## Requirements
Please transcribe the listing below in full and word for word, without its pictures.

## START Supplied data

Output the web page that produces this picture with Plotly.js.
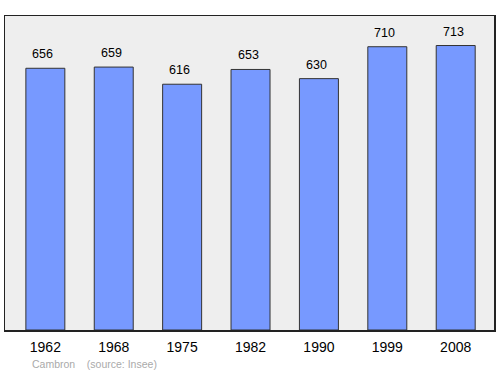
<!DOCTYPE html>
<html>
<head>
<meta charset="utf-8">
<script src="https://cdn.plot.ly/plotly-3.0.1.min.js"></script>
<style>html,body{margin:0;padding:0;background:#fff;}#chart{width:500px;height:374px;}</style>
</head>
<body>
<div id="chart"></div>
<script>
const years = ["1962", "1968", "1975", "1982", "1990", "1999", "2008"];
const population = [656, 659, 616, 653, 630, 710, 713];
const sourceText = "Cambron    (source: Insee)";

const font = "Liberation Sans, Arial, sans-serif";

const trace = {
  type: "bar",
  x: years,
  y: population,
  width: 0.57,
  marker: {color: "#7799ff", line: {color: "#333333", width: 1}},
  hoverinfo: "none"
};

const annotations = years.map((yr, i) => ({
  x: i, y: population[i], xref: "x", yref: "y",
  text: String(population[i]), showarrow: false,
  yanchor: "bottom", yshift: 5, xshift: -2.5,
  font: {family: font, size: 12.5, color: "#000"}
}));
annotations.push({
  xref: "paper", yref: "paper", x: 0.052, y: 0, xanchor: "left", yanchor: "top",
  yshift: -26, text: sourceText, showarrow: false,
  font: {family: font, size: 10.5, color: "#aaaaaa"}
});

const layout = {
  width: 500, height: 374,
  margin: {l: 5, r: 6, t: 16, b: 44, pad: 0},
  paper_bgcolor: "#ffffff",
  plot_bgcolor: "#eeeeee",
  showlegend: false,
  xaxis: {
    type: "category", range: [-0.59, 6.56], fixedrange: true,
    showline: true, mirror: true, linecolor: "#222", linewidth: 1.5,
    showgrid: false, zeroline: false,
    ticks: "outside", ticklen: 4, tickcolor: "rgba(0,0,0,0)",
    tickfont: {family: font, size: 14, color: "#000"}
  },
  yaxis: {
    range: [0, 787], fixedrange: true,
    showline: true, mirror: true, linecolor: "#222", linewidth: 1.5,
    showgrid: false, zeroline: false, showticklabels: false, ticks: ""
  },
  annotations: annotations
};

Plotly.newPlot("chart", [trace], layout, {staticPlot: true, displayModeBar: false});
</script>
</body>
</html>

## END Supplied data

## Final result
Output the web page that produces this picture with Plotly.js.
<!DOCTYPE html>
<html>
<head>
<meta charset="utf-8">
<script src="https://cdn.plot.ly/plotly-3.0.1.min.js"></script>
<style>html,body{margin:0;padding:0;background:#fff;}#chart{width:500px;height:374px;}</style>
</head>
<body>
<div id="chart"></div>
<script>
const years = ["1962", "1968", "1975", "1982", "1990", "1999", "2008"];
const population = [656, 659, 616, 653, 630, 710, 713];
const sourceText = "Cambron    (source: Insee)";

const font = "Liberation Sans, Arial, sans-serif";

const trace = {
  type: "bar",
  x: years,
  y: population,
  width: 0.57,
  marker: {color: "#7799ff", line: {color: "#333333", width: 1}},
  hoverinfo: "none"
};

const annotations = years.map((yr, i) => ({
  x: i, y: population[i], xref: "x", yref: "y",
  text: String(population[i]), showarrow: false,
  yanchor: "bottom", yshift: 5, xshift: -2.5,
  font: {family: font, size: 12.5, color: "#000"}
}));
annotations.push({
  xref: "paper", yref: "paper", x: 0.052, y: 0, xanchor: "left", yanchor: "top",
  yshift: -26, text: sourceText, showarrow: false,
  font: {family: font, size: 10.5, color: "#aaaaaa"}
});

const layout = {
  width: 500, height: 374,
  margin: {l: 5, r: 6, t: 16, b: 44, pad: 0},
  paper_bgcolor: "#ffffff",
  plot_bgcolor: "#eeeeee",
  showlegend: false,
  xaxis: {
    type: "category", range: [-0.59, 6.56], fixedrange: true,
    showline: true, mirror: true, linecolor: "#222", linewidth: 1.5,
    showgrid: false, zeroline: false,
    ticks: "outside", ticklen: 4, tickcolor: "rgba(0,0,0,0)",
    tickfont: {family: font, size: 14, color: "#000"}
  },
  yaxis: {
    range: [0, 787], fixedrange: true,
    showline: true, mirror: true, linecolor: "#222", linewidth: 1.5,
    showgrid: false, zeroline: false, showticklabels: false, ticks: ""
  },
  annotations: annotations
};

Plotly.newPlot("chart", [trace], layout, {staticPlot: true, displayModeBar: false});
</script>
</body>
</html>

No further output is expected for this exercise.